Well, nothing apart from Czech rider Ondrej Sosenka taking Boardman's "athlete's hour" record in 2005, an achievement that would have received more praise if he had not been caught doping twice in separate events.
The return
"I didn't want to give the impression I was easing into retirement, kind of sneaking out of the sport," explained Jens Voigt.
"I wanted to be 'stupid old Jens' one more time, giving the fans something to laugh about. I wanted to go out with a bang."
The bang came when Voigt became the first rider to take advantage of a decision the UCI announced a year ago, slightly sheepishly, as if it was embarrassed it had taken it so long to come up with it.

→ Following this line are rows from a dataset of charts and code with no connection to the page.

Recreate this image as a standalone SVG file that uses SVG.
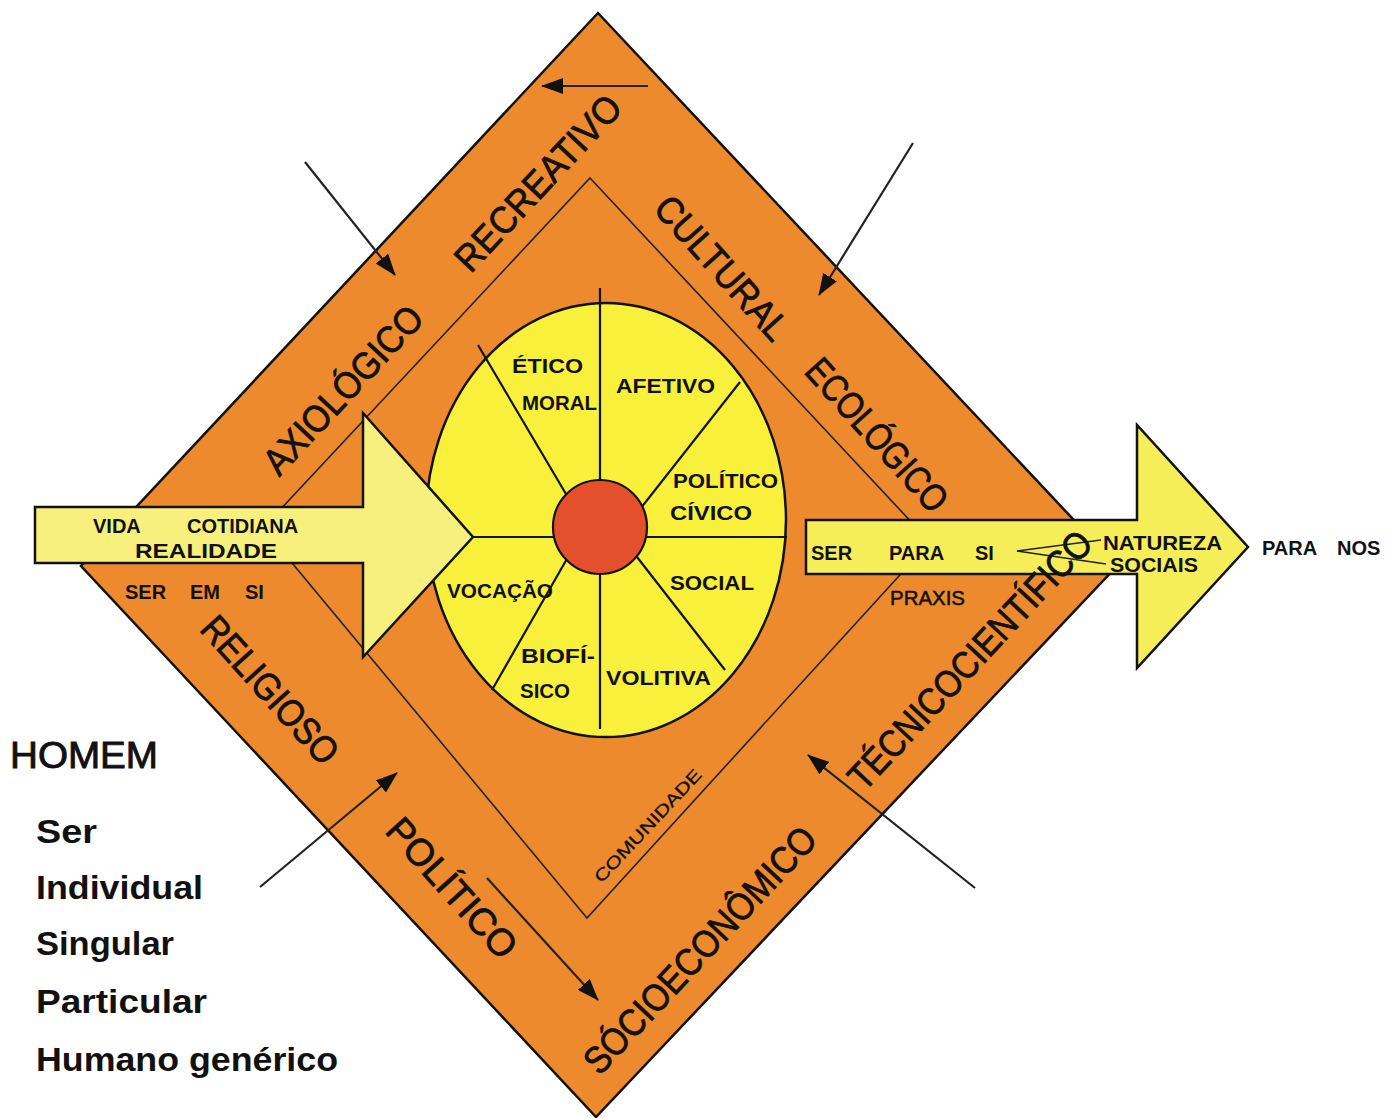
<svg xmlns="http://www.w3.org/2000/svg" width="1387" height="1118" viewBox="0 0 1387 1118">
<defs>
<style>
.lbl{font-family:"Liberation Sans",Arial,sans-serif;font-weight:bold;font-size:20px;fill:#111}
.band{font-family:"Liberation Sans",Arial,sans-serif;font-size:38px;fill:#111;stroke:#111;stroke-width:0.8;text-anchor:middle;dominant-baseline:central}
.leg{font-family:"Liberation Sans",Arial,sans-serif;font-weight:bold;font-size:34px;fill:#111}
.thin{stroke:#222;stroke-width:2;fill:none}
.spoke{stroke:#111;stroke-width:2.2;fill:none}
.conn{stroke:#222;stroke-width:2.2;fill:none;marker-end:url(#ah)}
</style>
<marker id="ah" viewBox="0 0 22 16" refX="21" refY="8" markerWidth="22" markerHeight="16" markerUnits="userSpaceOnUse" orient="auto">
<path d="M0,0 L22,8 L0,16 z" fill="#111"/>
</marker>
</defs>
<rect width="1387" height="1118" fill="#ffffff"/>

<g id="outer-diamond">
<polygon points="598,13 1117,566 596,1117 81,566" fill="#EE8A2E" stroke="#111" stroke-width="2.5"/>
</g>
<g id="inner-diamond">
<polygon points="590,178 930,542 587,918 263,528" class="thin" style="stroke-width:1.6"/>
</g>

<g id="wheel">
<ellipse cx="606" cy="520" rx="180" ry="217" fill="#F8F03A" stroke="#111" stroke-width="2.5"/>
<line class="spoke" x1="600" y1="288" x2="600" y2="482"/>
<line class="spoke" x1="600" y1="572" x2="600" y2="729"/>
<line class="spoke" x1="478" y1="345" x2="566" y2="494"/>
<line class="spoke" x1="740" y1="382" x2="637" y2="513"/>
<line class="spoke" x1="646" y1="537" x2="787" y2="537"/>
<line class="spoke" x1="637" y1="557" x2="725" y2="670"/>
<line class="spoke" x1="568" y1="557" x2="492" y2="690"/>
<line class="spoke" x1="470" y1="537" x2="556" y2="537"/>
<circle cx="600" cy="527" r="47" fill="#E5502C" stroke="#111" stroke-width="2.2"/>
<text class="lbl" x="512" y="373" textLength="71" lengthAdjust="spacingAndGlyphs">ÉTICO</text>
<text class="lbl" x="522" y="410" textLength="75" lengthAdjust="spacingAndGlyphs">MORAL</text>
<text class="lbl" x="616" y="393" textLength="99" lengthAdjust="spacingAndGlyphs">AFETIVO</text>
<text class="lbl" x="673" y="488" textLength="105" lengthAdjust="spacingAndGlyphs">POLÍTICO</text>
<text class="lbl" x="670" y="520" textLength="82" lengthAdjust="spacingAndGlyphs">CÍVICO</text>
<text class="lbl" x="670" y="590" textLength="84" lengthAdjust="spacingAndGlyphs">SOCIAL</text>
<text class="lbl" x="447" y="598" textLength="106" lengthAdjust="spacingAndGlyphs">VOCAÇÃO</text>
<text class="lbl" x="521" y="663" textLength="74" lengthAdjust="spacingAndGlyphs">BIOFÍ-</text>
<text class="lbl" x="520" y="698" textLength="50" lengthAdjust="spacingAndGlyphs">SICO</text>
<text class="lbl" x="606" y="685" textLength="105" lengthAdjust="spacingAndGlyphs">VOLITIVA</text>
</g>

<g id="arrow-in">
<polygon points="35,507 363,507 363,413 473,537 363,657 363,563 35,563" fill="#F7F07C" stroke="#111" stroke-width="2.5"/>
<text class="lbl"><tspan x="93" y="533">VIDA</tspan><tspan x="187" y="533">COTIDIANA</tspan></text>
<text class="lbl" x="135" y="558" textLength="142" lengthAdjust="spacingAndGlyphs">REALIDADE</text>
</g>
<g id="ser-em-si">
<text class="lbl"><tspan x="125" y="599">SER</tspan><tspan x="190" y="599">EM</tspan><tspan x="245" y="599">SI</tspan></text>
</g>

<g id="arrow-out">
<polygon points="806,520 1137,520 1137,425 1248,547 1137,668 1137,574 806,574" fill="#F6EE58" stroke="#111" stroke-width="2.5"/>
<text class="lbl"><tspan x="811" y="560">SER</tspan><tspan x="889" y="560">PARA</tspan><tspan x="975" y="560">SI</tspan></text>
<text class="lbl" x="1103" y="550" textLength="119" lengthAdjust="spacingAndGlyphs">NATUREZA</text>
<text class="lbl" x="1110" y="572" textLength="88" lengthAdjust="spacingAndGlyphs">SOCIAIS</text>
<line class="thin" style="stroke-width:1.6" x1="1017" y1="551" x2="1101" y2="540"/>
<line class="thin" style="stroke-width:1.6" x1="1017" y1="551" x2="1106" y2="564"/>
</g>
<g id="praxis">
<text class="lbl" x="890" y="605" textLength="75" lengthAdjust="spacingAndGlyphs" style="font-weight:normal;stroke:#111;stroke-width:0.5">PRAXIS</text>
</g>
<g id="para-nos">
<text class="lbl"><tspan x="1262" y="555">PARA</tspan><tspan x="1337" y="555">NOS</tspan></text>
</g>

<g id="band-labels">
<text class="band" transform="translate(538,183) rotate(-47)" textLength="225" lengthAdjust="spacingAndGlyphs">RECREATIVO</text>
<text class="band" transform="translate(722,268) rotate(48)" textLength="180" lengthAdjust="spacingAndGlyphs">CULTURAL</text>
<text class="band" transform="translate(877,435) rotate(48)" textLength="192" lengthAdjust="spacingAndGlyphs">ECOLÓGICO</text>
<text class="band" transform="translate(343,390) rotate(-47)" textLength="215" lengthAdjust="spacingAndGlyphs">AXIOLÓGICO</text>
<text class="band" transform="translate(270,690) rotate(48)" textLength="185" lengthAdjust="spacingAndGlyphs">RELIGIOSO</text>
<text class="band" transform="translate(452,888) rotate(48)" textLength="175" lengthAdjust="spacingAndGlyphs">POLÍTICO</text>
<text class="band" transform="translate(700,950) rotate(-47)" textLength="322" lengthAdjust="spacingAndGlyphs">SÓCIOECONÔMICO</text>
<text class="band" transform="translate(970,660) rotate(-47)" textLength="338" lengthAdjust="spacingAndGlyphs">TÉCNICOCIENTÍFICO</text>
<text class="band" transform="translate(648,826) rotate(-47)" textLength="148" lengthAdjust="spacingAndGlyphs" style="font-size:17px;stroke-width:0.3">COMUNIDADE</text>
</g>

<g id="connectors">
<line class="conn" x1="648" y1="86" x2="542" y2="86"/>
<line class="conn" x1="305" y1="162" x2="395" y2="275"/>
<line class="conn" x1="913" y1="143" x2="819" y2="295"/>
<line class="conn" x1="260" y1="887" x2="397" y2="773"/>
<line class="conn" x1="975" y1="888" x2="808" y2="755"/>
<line class="conn" x1="487" y1="878" x2="598" y2="1000"/>
</g>

<g id="homem">
<text class="leg" x="10" y="768" textLength="148" lengthAdjust="spacingAndGlyphs" style="font-weight:normal;font-size:37px;stroke:#111;stroke-width:0.9">HOMEM</text>
<text class="leg" x="36" y="843" textLength="61" lengthAdjust="spacingAndGlyphs">Ser</text>
<text class="leg" x="36" y="899" textLength="167" lengthAdjust="spacingAndGlyphs">Individual</text>
<text class="leg" x="36" y="955" textLength="138" lengthAdjust="spacingAndGlyphs">Singular</text>
<text class="leg" x="36" y="1013" textLength="171" lengthAdjust="spacingAndGlyphs">Particular</text>
<text class="leg" x="36" y="1071" textLength="302" lengthAdjust="spacingAndGlyphs">Humano genérico</text>
</g>
</svg>
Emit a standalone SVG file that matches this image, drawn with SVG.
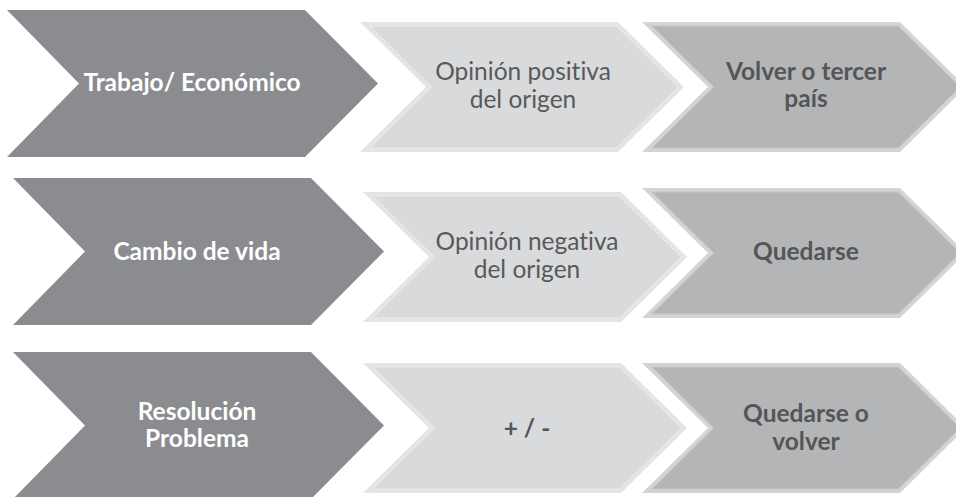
<svg xmlns="http://www.w3.org/2000/svg" xmlns:xlink="http://www.w3.org/1999/xlink" width="956" height="497" viewBox="0 0 956 497">
  <style>
    .t { font-family: Lato, "Open Sans", "Liberation Sans", sans-serif; font-size: 24.5px; text-anchor: middle; font-variant-ligatures: none; }
    .w { fill: #ffffff; font-weight: bold; }
    .r { fill: #58595b; font-weight: normal; }
    .b { fill: #545557; font-weight: bold; }
    .dark { fill: #8b8c8f; }
    .lrim { fill: #e4e4e6; }
    .lin { fill: #d9dadc; stroke: #ececee; stroke-width: 1; }
    .mrim { fill: #d3d4d6; }
    .min { fill: #b4b5b7; stroke: #c6c7c9; stroke-width: 1; }
  </style>
  <defs>
    <polygon id="c1" points="0,0 298,0 371,73.5 298,147 0,147 72,73.5"/>
    <polygon id="co" points="0,0 258,0 324,65 258,130 0,130 66,65"/>
    <polygon id="ci" points="9.7,4 256.3,4 318.3,65 256.3,126 9.7,126 71.7,65"/>
  </defs>
  <rect width="956" height="497" fill="#ffffff"/>

  <g id="r1c1">
    <use xlink:href="#c1" href="#c1" class="dark" x="7" y="10"/>
    <text class="t w" x="192" y="91">Trabajo/ Económico</text>
  </g>
  <g id="r1c2">
    <use xlink:href="#co" href="#co" class="lrim" x="360" y="22"/>
    <use xlink:href="#ci" href="#ci" class="lin" x="360" y="22"/>
    <text class="t r" x="523" y="80">Opinión positiva</text>
    <text class="t r" x="523" y="108">del origen</text>
  </g>
  <g id="r1c3">
    <use xlink:href="#co" href="#co" class="mrim" x="642" y="22"/>
    <use xlink:href="#ci" href="#ci" class="min" x="642" y="22"/>
    <text class="t b" x="806" y="80">Volver o tercer</text>
    <text class="t b" x="806" y="107">país</text>
  </g>

  <g id="r2c1">
    <use xlink:href="#c1" href="#c1" class="dark" x="13" y="178"/>
    <text class="t w" x="197" y="260">Cambio de vida</text>
  </g>
  <g id="r2c2">
    <use xlink:href="#co" href="#co" class="lrim" x="363" y="192"/>
    <use xlink:href="#ci" href="#ci" class="lin" x="363" y="192"/>
    <text class="t r" x="527" y="250">Opinión negativa</text>
    <text class="t r" x="527" y="278">del origen</text>
  </g>
  <g id="r2c3">
    <use xlink:href="#co" href="#co" class="mrim" x="642" y="188"/>
    <use xlink:href="#ci" href="#ci" class="min" x="642" y="188"/>
    <text class="t b" x="806" y="260">Quedarse</text>
  </g>

  <g id="r3c1">
    <use xlink:href="#c1" href="#c1" class="dark" x="13" y="352"/>
    <text class="t w" x="197" y="420">Resolución</text>
    <text class="t w" x="197" y="447">Problema</text>
  </g>
  <g id="r3c2">
    <use xlink:href="#co" href="#co" class="lrim" x="363" y="363"/>
    <use xlink:href="#ci" href="#ci" class="lin" x="363" y="363"/>
    <text class="t b" x="527" y="437">+ / -</text>
  </g>
  <g id="r3c3">
    <use xlink:href="#co" href="#co" class="mrim" x="642" y="363"/>
    <use xlink:href="#ci" href="#ci" class="min" x="642" y="363"/>
    <text class="t b" x="806" y="422">Quedarse o</text>
    <text class="t b" x="806" y="450">volver</text>
  </g>

  <g id="connectors"/>
</svg>
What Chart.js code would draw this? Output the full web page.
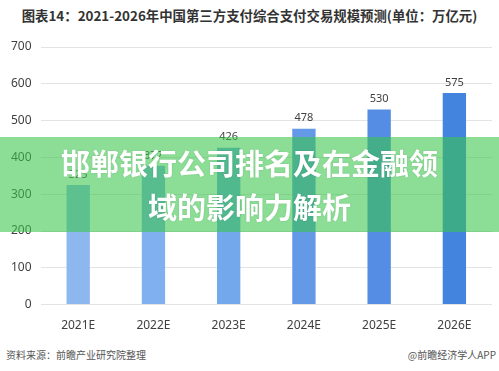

No longer would attempts have to be made on old-fashioned road bikes; you could now use modern pursuit bikes, with tri bars and disc wheels. The 21st century had arrived.
So one day after his 43rd birthday, in his last professional outing, and despite not having any real pedigree against the clock, Voigt made the first attempt under the new rules.
All he had to do was beat Sosenka's 49.700km - not a given when you consider it took him three days of practice to get around the first bend without sitting down on his saddle again, convinced that his pedal was going to catch on the wooden banking.
"I hadn't ridden on a track for five or six years, at least," he said.
"But when people ask me for advice I always say: 'Have self-belief beyond reason'.
Can Wiggins go as far as 55.25km?
The forecast suggests otherwise. There might not be much weather to deal with in a velodrome but the high-pressure system over London this weekend could cost him as much as a kilometre.
That is just one of the variables that do encroach on the simple purity of the event.
If you are lucky enough to have a ticket for Sunday - they went in seven minutes - you can forget much in the way of pre-ride entertainment: Wiggins will not want you sat down too early stealing his oxygen. And it will be warm, as warm as he can take it.
"I think he will go warp speed, like Star Trek, between 54-55km," said Voigt.
"And after that not many riders will want to try for a while."
So there is a danger that Sunday could be too much of a good thing, with Britain's greatest cyclist posting one of those once-in-a-generation times, effectively putting the hour back into hibernation.
That would be a shame. But it would also be a wonderful sight.